**DATA SECTION:**
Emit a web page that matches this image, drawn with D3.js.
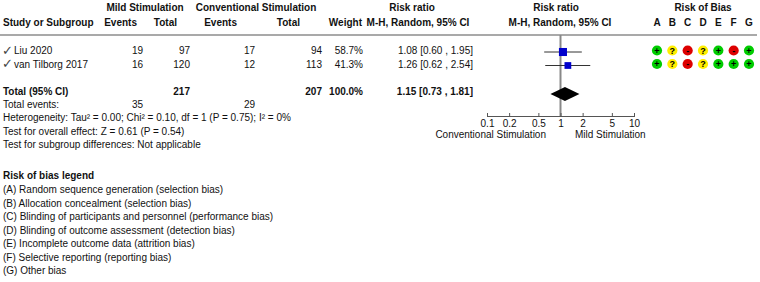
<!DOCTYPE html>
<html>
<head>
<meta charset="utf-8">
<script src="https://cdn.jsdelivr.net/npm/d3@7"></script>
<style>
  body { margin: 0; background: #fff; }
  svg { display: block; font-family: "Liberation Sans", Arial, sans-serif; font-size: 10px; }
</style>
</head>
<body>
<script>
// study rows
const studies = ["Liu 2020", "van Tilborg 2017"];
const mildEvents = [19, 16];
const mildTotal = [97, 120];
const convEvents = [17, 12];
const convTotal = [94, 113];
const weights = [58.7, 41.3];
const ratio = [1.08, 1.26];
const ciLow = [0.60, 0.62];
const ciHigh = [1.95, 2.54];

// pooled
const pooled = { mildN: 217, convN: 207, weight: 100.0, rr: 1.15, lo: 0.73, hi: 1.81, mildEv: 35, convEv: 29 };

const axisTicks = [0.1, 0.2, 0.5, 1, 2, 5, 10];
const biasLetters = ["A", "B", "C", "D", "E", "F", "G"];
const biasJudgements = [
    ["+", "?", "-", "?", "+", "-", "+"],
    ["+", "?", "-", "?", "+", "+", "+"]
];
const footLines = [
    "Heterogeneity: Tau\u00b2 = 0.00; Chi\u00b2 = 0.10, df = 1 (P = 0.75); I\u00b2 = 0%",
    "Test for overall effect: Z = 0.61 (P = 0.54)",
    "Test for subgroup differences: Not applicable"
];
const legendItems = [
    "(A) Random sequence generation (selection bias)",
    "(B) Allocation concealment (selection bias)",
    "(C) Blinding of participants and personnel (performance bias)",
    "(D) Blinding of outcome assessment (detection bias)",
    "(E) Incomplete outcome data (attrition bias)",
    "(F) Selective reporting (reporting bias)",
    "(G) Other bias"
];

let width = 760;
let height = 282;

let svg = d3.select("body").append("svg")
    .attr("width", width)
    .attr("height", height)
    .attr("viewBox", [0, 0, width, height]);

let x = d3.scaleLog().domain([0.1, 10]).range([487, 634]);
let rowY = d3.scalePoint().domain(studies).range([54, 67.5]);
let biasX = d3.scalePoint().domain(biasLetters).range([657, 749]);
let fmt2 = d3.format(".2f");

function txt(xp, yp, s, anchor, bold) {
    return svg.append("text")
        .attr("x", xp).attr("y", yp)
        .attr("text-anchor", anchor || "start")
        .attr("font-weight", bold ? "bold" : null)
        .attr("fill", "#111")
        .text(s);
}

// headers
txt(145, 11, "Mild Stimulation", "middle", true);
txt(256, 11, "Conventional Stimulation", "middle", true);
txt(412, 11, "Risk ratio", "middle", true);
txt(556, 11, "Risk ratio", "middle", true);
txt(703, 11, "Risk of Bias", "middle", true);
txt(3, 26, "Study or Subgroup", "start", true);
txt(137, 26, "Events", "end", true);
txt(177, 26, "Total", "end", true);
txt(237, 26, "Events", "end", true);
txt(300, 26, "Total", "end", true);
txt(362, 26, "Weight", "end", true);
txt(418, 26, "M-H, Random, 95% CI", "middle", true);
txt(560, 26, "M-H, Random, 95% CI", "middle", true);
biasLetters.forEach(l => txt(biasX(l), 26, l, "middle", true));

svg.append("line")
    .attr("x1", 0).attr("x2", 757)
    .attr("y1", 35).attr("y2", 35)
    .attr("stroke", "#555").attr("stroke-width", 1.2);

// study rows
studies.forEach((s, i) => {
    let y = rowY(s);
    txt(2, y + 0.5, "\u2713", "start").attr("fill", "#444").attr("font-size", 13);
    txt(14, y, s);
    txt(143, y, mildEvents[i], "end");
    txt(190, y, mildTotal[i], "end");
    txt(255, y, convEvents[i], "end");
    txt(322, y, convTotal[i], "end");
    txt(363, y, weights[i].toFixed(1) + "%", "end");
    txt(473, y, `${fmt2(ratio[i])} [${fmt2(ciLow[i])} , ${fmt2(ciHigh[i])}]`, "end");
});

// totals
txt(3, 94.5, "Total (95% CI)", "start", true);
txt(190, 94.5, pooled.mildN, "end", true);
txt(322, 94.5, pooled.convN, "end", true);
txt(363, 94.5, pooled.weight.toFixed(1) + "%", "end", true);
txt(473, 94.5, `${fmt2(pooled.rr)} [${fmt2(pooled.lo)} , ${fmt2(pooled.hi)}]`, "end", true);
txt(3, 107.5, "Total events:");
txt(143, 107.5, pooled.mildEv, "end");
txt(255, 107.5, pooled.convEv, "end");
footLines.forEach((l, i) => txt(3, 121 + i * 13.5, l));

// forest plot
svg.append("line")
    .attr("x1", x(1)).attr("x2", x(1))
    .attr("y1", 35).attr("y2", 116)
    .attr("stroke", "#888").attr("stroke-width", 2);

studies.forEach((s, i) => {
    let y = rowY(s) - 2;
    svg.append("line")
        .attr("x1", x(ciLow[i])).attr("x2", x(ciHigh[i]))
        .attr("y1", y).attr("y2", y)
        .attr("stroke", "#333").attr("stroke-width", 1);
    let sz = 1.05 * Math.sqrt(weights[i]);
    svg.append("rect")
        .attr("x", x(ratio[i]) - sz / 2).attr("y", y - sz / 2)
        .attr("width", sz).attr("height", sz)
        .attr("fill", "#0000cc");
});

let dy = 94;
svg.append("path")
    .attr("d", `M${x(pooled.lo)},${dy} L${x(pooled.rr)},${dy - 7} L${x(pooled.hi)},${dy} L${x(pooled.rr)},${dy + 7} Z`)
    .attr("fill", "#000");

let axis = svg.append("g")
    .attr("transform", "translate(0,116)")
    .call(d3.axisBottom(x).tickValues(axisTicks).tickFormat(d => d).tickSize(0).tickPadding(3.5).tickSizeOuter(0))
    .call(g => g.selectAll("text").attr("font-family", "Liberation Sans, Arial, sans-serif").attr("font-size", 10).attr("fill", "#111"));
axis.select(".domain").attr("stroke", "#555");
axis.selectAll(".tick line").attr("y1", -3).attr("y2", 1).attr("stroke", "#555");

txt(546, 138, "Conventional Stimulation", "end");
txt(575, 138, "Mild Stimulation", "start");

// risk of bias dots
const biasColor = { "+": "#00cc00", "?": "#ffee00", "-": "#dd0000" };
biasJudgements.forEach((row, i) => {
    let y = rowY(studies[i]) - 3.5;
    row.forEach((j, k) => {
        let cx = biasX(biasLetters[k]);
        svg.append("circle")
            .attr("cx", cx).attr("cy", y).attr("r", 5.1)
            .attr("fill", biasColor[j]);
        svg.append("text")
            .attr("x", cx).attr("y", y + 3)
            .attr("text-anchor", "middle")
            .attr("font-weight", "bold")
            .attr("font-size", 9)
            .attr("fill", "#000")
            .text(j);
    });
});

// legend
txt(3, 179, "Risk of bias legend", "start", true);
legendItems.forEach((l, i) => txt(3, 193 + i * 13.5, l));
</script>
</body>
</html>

**WHAT THE TASK REQUIRES:** Give the data again exactly as written, with all pictures left out.

**COMPLETE RESPONSE:**
Emit a web page that matches this image, drawn with D3.js.
<!DOCTYPE html>
<html>
<head>
<meta charset="utf-8">
<script src="https://cdn.jsdelivr.net/npm/d3@7"></script>
<style>
  body { margin: 0; background: #fff; }
  svg { display: block; font-family: "Liberation Sans", Arial, sans-serif; font-size: 10px; }
</style>
</head>
<body>
<script>
// study rows
const studies = ["Liu 2020", "van Tilborg 2017"];
const mildEvents = [19, 16];
const mildTotal = [97, 120];
const convEvents = [17, 12];
const convTotal = [94, 113];
const weights = [58.7, 41.3];
const ratio = [1.08, 1.26];
const ciLow = [0.60, 0.62];
const ciHigh = [1.95, 2.54];

// pooled
const pooled = { mildN: 217, convN: 207, weight: 100.0, rr: 1.15, lo: 0.73, hi: 1.81, mildEv: 35, convEv: 29 };

const axisTicks = [0.1, 0.2, 0.5, 1, 2, 5, 10];
const biasLetters = ["A", "B", "C", "D", "E", "F", "G"];
const biasJudgements = [
    ["+", "?", "-", "?", "+", "-", "+"],
    ["+", "?", "-", "?", "+", "+", "+"]
];
const footLines = [
    "Heterogeneity: Tau\u00b2 = 0.00; Chi\u00b2 = 0.10, df = 1 (P = 0.75); I\u00b2 = 0%",
    "Test for overall effect: Z = 0.61 (P = 0.54)",
    "Test for subgroup differences: Not applicable"
];
const legendItems = [
    "(A) Random sequence generation (selection bias)",
    "(B) Allocation concealment (selection bias)",
    "(C) Blinding of participants and personnel (performance bias)",
    "(D) Blinding of outcome assessment (detection bias)",
    "(E) Incomplete outcome data (attrition bias)",
    "(F) Selective reporting (reporting bias)",
    "(G) Other bias"
];

let width = 760;
let height = 282;

let svg = d3.select("body").append("svg")
    .attr("width", width)
    .attr("height", height)
    .attr("viewBox", [0, 0, width, height]);

let x = d3.scaleLog().domain([0.1, 10]).range([487, 634]);
let rowY = d3.scalePoint().domain(studies).range([54, 67.5]);
let biasX = d3.scalePoint().domain(biasLetters).range([657, 749]);
let fmt2 = d3.format(".2f");

function txt(xp, yp, s, anchor, bold) {
    return svg.append("text")
        .attr("x", xp).attr("y", yp)
        .attr("text-anchor", anchor || "start")
        .attr("font-weight", bold ? "bold" : null)
        .attr("fill", "#111")
        .text(s);
}

// headers
txt(145, 11, "Mild Stimulation", "middle", true);
txt(256, 11, "Conventional Stimulation", "middle", true);
txt(412, 11, "Risk ratio", "middle", true);
txt(556, 11, "Risk ratio", "middle", true);
txt(703, 11, "Risk of Bias", "middle", true);
txt(3, 26, "Study or Subgroup", "start", true);
txt(137, 26, "Events", "end", true);
txt(177, 26, "Total", "end", true);
txt(237, 26, "Events", "end", true);
txt(300, 26, "Total", "end", true);
txt(362, 26, "Weight", "end", true);
txt(418, 26, "M-H, Random, 95% CI", "middle", true);
txt(560, 26, "M-H, Random, 95% CI", "middle", true);
biasLetters.forEach(l => txt(biasX(l), 26, l, "middle", true));

svg.append("line")
    .attr("x1", 0).attr("x2", 757)
    .attr("y1", 35).attr("y2", 35)
    .attr("stroke", "#555").attr("stroke-width", 1.2);

// study rows
studies.forEach((s, i) => {
    let y = rowY(s);
    txt(2, y + 0.5, "\u2713", "start").attr("fill", "#444").attr("font-size", 13);
    txt(14, y, s);
    txt(143, y, mildEvents[i], "end");
    txt(190, y, mildTotal[i], "end");
    txt(255, y, convEvents[i], "end");
    txt(322, y, convTotal[i], "end");
    txt(363, y, weights[i].toFixed(1) + "%", "end");
    txt(473, y, `${fmt2(ratio[i])} [${fmt2(ciLow[i])} , ${fmt2(ciHigh[i])}]`, "end");
});

// totals
txt(3, 94.5, "Total (95% CI)", "start", true);
txt(190, 94.5, pooled.mildN, "end", true);
txt(322, 94.5, pooled.convN, "end", true);
txt(363, 94.5, pooled.weight.toFixed(1) + "%", "end", true);
txt(473, 94.5, `${fmt2(pooled.rr)} [${fmt2(pooled.lo)} , ${fmt2(pooled.hi)}]`, "end", true);
txt(3, 107.5, "Total events:");
txt(143, 107.5, pooled.mildEv, "end");
txt(255, 107.5, pooled.convEv, "end");
footLines.forEach((l, i) => txt(3, 121 + i * 13.5, l));

// forest plot
svg.append("line")
    .attr("x1", x(1)).attr("x2", x(1))
    .attr("y1", 35).attr("y2", 116)
    .attr("stroke", "#888").attr("stroke-width", 2);

studies.forEach((s, i) => {
    let y = rowY(s) - 2;
    svg.append("line")
        .attr("x1", x(ciLow[i])).attr("x2", x(ciHigh[i]))
        .attr("y1", y).attr("y2", y)
        .attr("stroke", "#333").attr("stroke-width", 1);
    let sz = 1.05 * Math.sqrt(weights[i]);
    svg.append("rect")
        .attr("x", x(ratio[i]) - sz / 2).attr("y", y - sz / 2)
        .attr("width", sz).attr("height", sz)
        .attr("fill", "#0000cc");
});

let dy = 94;
svg.append("path")
    .attr("d", `M${x(pooled.lo)},${dy} L${x(pooled.rr)},${dy - 7} L${x(pooled.hi)},${dy} L${x(pooled.rr)},${dy + 7} Z`)
    .attr("fill", "#000");

let axis = svg.append("g")
    .attr("transform", "translate(0,116)")
    .call(d3.axisBottom(x).tickValues(axisTicks).tickFormat(d => d).tickSize(0).tickPadding(3.5).tickSizeOuter(0))
    .call(g => g.selectAll("text").attr("font-family", "Liberation Sans, Arial, sans-serif").attr("font-size", 10).attr("fill", "#111"));
axis.select(".domain").attr("stroke", "#555");
axis.selectAll(".tick line").attr("y1", -3).attr("y2", 1).attr("stroke", "#555");

txt(546, 138, "Conventional Stimulation", "end");
txt(575, 138, "Mild Stimulation", "start");

// risk of bias dots
const biasColor = { "+": "#00cc00", "?": "#ffee00", "-": "#dd0000" };
biasJudgements.forEach((row, i) => {
    let y = rowY(studies[i]) - 3.5;
    row.forEach((j, k) => {
        let cx = biasX(biasLetters[k]);
        svg.append("circle")
            .attr("cx", cx).attr("cy", y).attr("r", 5.1)
            .attr("fill", biasColor[j]);
        svg.append("text")
            .attr("x", cx).attr("y", y + 3)
            .attr("text-anchor", "middle")
            .attr("font-weight", "bold")
            .attr("font-size", 9)
            .attr("fill", "#000")
            .text(j);
    });
});

// legend
txt(3, 179, "Risk of bias legend", "start", true);
legendItems.forEach((l, i) => txt(3, 193 + i * 13.5, l));
</script>
</body>
</html>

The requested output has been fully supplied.